Bioengineering is faster and cheaper than terraforming

My news aggregator handed me a Slashdot article about terraforming Mars and other planets. One of the points raised was that terraforming, while possible, would be very slow and expensive, taking thousands of years before a stable biosphere was achieved. Perhaps nanotechnology might speed this up a bit but re-engineering a planet, moving its orbit, dragging a moon to it if needed, getting the right moisture and pressure balance, and so on and so on is an incredibly complex task.

Seems much simpler and much faster to re-engineer humans instead:

  • Design them so as thrive in Mars’s low gravity.
  • Design to them to have collapsible lungs like dolphins so as to take a few hours between breaths.
  • Make them symbiotic with tough, oxygen producing plants, perhaps “eating” the plants oxygen.
  • Give them thick, metal scaled hides to resist Mars’ intense ultraviolet radiation.
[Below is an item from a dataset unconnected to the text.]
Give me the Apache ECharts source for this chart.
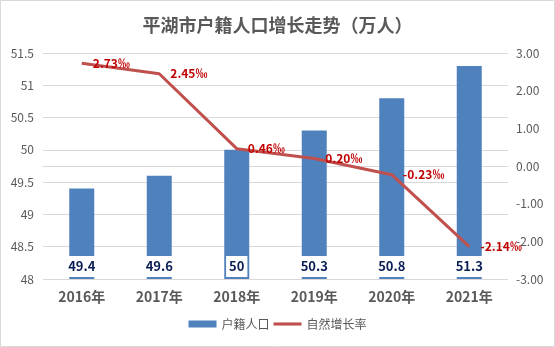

In the end, just like Ray Bradbury and Fred Pohl said, we will be the Martians, with old Earth as the hostile and alien environment. To colonize space, human is going to have to diversify into new, artificial species.

Or maybe what will happen is the ultimate naturalization process. As space travelers move from world to world, they’ll spend a few days in a vat before planetfall to acclimatize themselves. Nanoscopic robots in these vats will rewrite their bodies atom by atom so that they can thrive on the worlds they visit or colonize. If they return to Earth, they revert back to venerable ol’ homo sapiens.

Science fiction novels have already explored this but, perhaps not as much as they should have. Each time space travelers changed their bodies, this would have profound mental effects. Perhaps some bodies would be more fun to inhabit than others. Or maybe, after the novelty wears off, one body will be as boring as the next. Something weird to think about.